▶ [Input rows]
============================================================

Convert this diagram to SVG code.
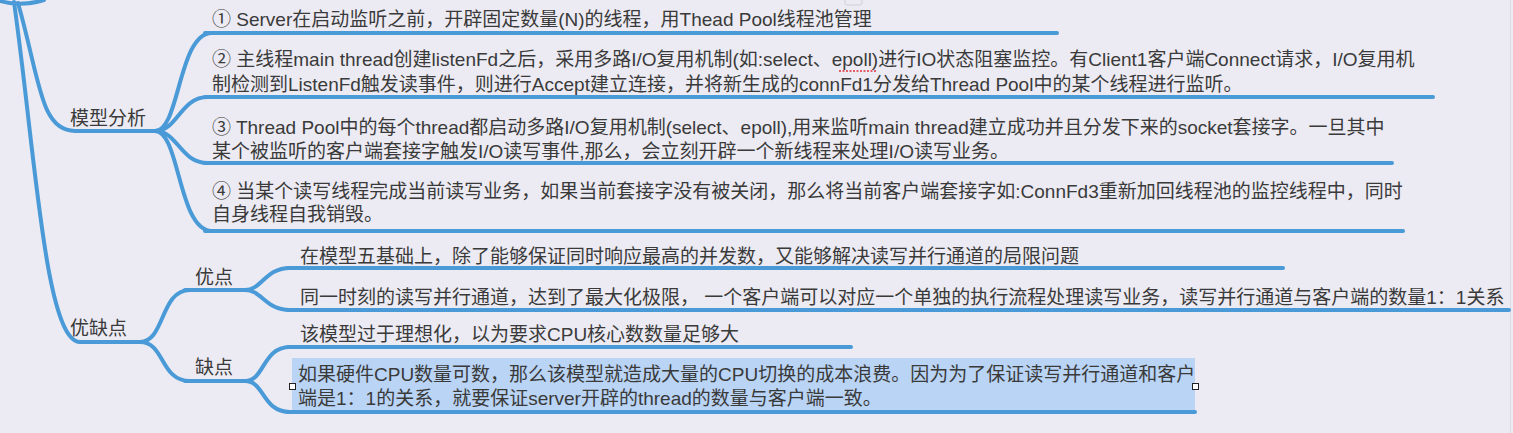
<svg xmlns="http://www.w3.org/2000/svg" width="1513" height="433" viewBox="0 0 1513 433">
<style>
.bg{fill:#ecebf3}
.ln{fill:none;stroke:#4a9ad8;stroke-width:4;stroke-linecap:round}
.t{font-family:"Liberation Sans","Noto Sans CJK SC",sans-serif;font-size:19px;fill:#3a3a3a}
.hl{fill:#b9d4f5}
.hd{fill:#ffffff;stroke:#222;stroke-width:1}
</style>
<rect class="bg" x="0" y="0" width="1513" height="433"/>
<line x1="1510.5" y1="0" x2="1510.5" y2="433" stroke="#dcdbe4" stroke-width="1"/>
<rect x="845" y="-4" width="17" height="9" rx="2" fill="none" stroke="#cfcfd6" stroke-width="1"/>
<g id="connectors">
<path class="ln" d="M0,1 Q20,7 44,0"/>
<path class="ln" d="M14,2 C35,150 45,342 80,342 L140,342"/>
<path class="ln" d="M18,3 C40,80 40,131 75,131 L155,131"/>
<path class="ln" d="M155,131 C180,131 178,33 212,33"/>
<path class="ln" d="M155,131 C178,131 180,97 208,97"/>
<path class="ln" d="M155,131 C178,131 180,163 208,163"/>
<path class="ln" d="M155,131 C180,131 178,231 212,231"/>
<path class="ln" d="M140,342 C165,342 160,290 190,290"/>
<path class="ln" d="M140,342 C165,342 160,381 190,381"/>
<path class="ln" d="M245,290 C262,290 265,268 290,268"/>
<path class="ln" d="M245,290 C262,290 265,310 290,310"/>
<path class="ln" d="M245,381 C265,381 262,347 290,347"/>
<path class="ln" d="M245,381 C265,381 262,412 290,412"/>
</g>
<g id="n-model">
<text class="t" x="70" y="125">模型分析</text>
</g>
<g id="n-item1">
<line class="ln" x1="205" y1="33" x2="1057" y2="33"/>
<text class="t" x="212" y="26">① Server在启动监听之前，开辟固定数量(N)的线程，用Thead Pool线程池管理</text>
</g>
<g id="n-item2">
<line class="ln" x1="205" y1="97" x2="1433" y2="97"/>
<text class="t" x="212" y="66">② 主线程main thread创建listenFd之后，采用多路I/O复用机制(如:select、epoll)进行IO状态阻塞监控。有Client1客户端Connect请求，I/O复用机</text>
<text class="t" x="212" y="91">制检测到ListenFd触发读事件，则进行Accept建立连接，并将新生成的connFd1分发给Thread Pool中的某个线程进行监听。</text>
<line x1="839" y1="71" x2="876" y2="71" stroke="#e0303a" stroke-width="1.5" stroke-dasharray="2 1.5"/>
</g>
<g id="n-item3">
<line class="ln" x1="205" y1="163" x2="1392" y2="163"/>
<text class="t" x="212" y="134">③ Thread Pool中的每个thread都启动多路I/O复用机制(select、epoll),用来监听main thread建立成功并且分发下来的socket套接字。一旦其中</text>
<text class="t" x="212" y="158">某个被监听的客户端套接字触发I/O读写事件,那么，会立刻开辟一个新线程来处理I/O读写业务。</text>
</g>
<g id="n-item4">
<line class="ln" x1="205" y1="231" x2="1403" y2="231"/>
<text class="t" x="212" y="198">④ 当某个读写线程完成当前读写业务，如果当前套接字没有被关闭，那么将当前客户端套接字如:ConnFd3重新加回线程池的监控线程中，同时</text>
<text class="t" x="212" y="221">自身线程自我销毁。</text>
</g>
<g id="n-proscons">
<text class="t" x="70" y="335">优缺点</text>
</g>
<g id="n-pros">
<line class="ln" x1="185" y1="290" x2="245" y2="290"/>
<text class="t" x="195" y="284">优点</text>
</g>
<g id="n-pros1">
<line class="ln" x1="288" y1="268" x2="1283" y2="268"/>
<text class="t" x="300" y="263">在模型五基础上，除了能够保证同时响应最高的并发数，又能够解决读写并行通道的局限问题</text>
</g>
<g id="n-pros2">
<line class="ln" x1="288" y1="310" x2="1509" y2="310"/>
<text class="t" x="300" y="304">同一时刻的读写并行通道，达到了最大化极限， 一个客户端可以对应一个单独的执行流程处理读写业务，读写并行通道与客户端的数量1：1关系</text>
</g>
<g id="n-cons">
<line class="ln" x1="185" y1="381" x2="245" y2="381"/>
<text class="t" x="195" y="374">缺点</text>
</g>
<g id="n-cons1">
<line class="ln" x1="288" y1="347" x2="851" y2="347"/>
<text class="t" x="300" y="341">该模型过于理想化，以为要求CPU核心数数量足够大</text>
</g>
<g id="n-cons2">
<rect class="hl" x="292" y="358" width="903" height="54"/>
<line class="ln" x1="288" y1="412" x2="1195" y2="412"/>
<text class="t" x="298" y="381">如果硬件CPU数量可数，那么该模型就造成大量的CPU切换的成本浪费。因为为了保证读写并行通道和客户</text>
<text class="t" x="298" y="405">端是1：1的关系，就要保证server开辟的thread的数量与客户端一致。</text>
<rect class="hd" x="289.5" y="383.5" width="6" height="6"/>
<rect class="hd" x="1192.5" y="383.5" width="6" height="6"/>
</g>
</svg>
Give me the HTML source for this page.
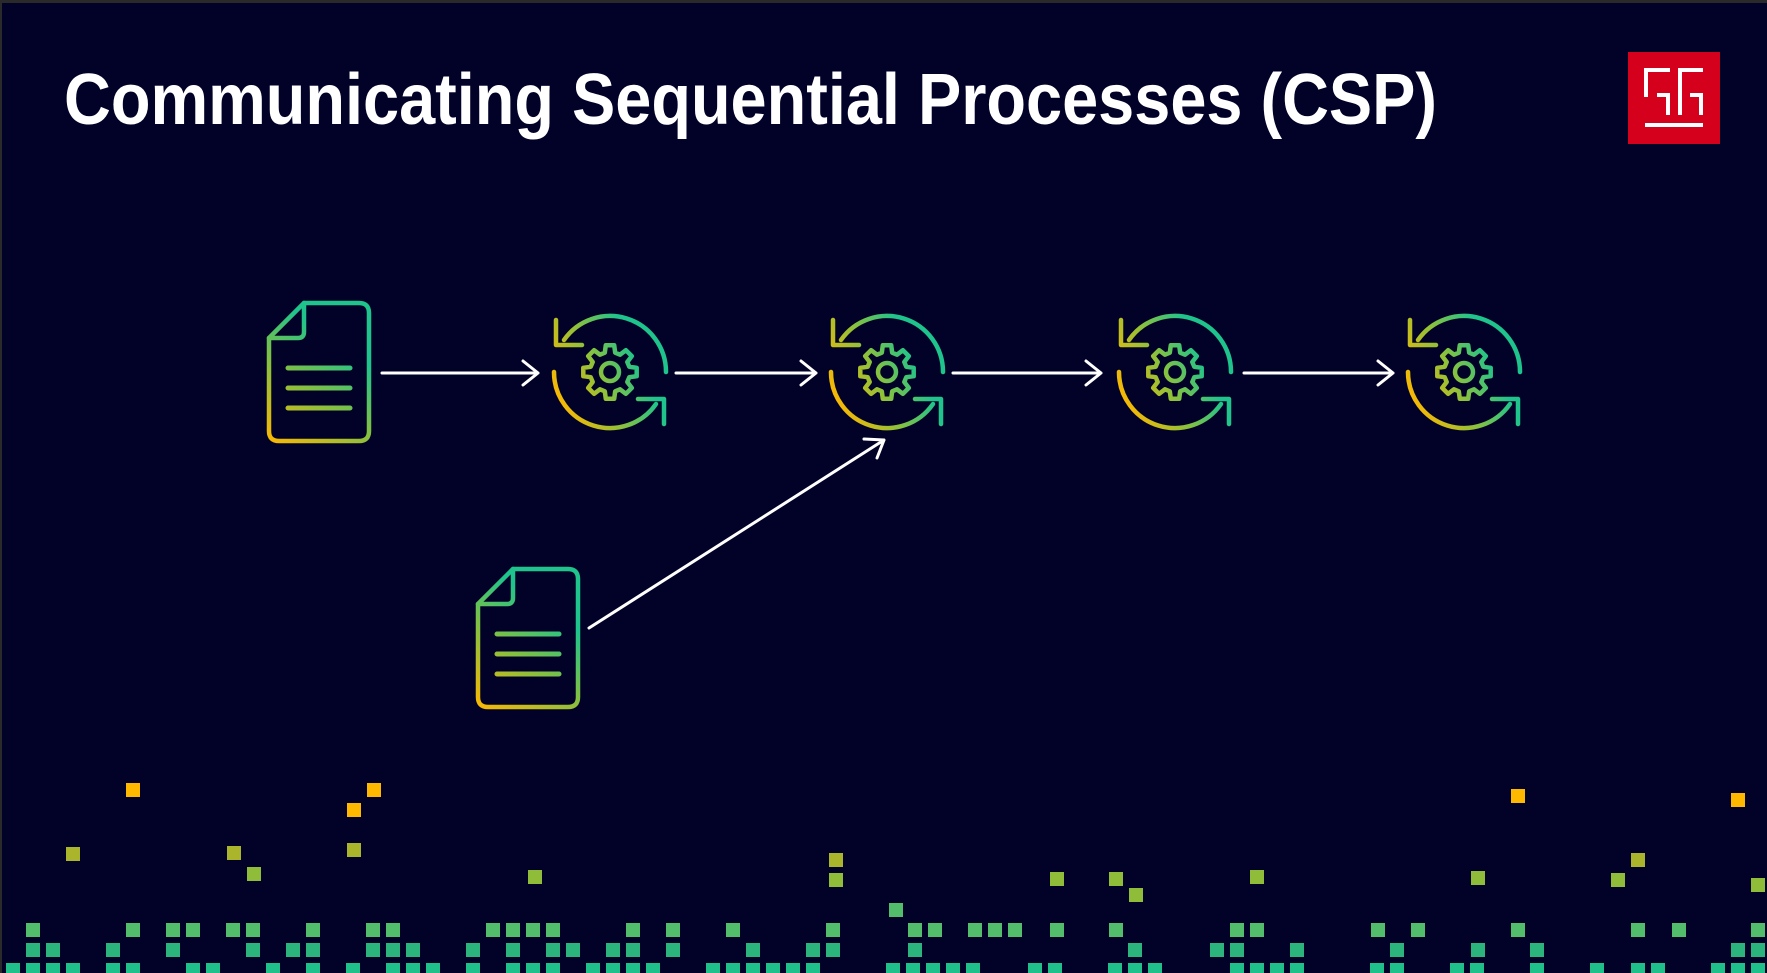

============================================================

▶ [Written problem] Go through the data above and find the lines with the word "this". Copy each of those lines.

▶ [Task answer]
Convert this diagram to SVG code.
Give me the HTML source for this page.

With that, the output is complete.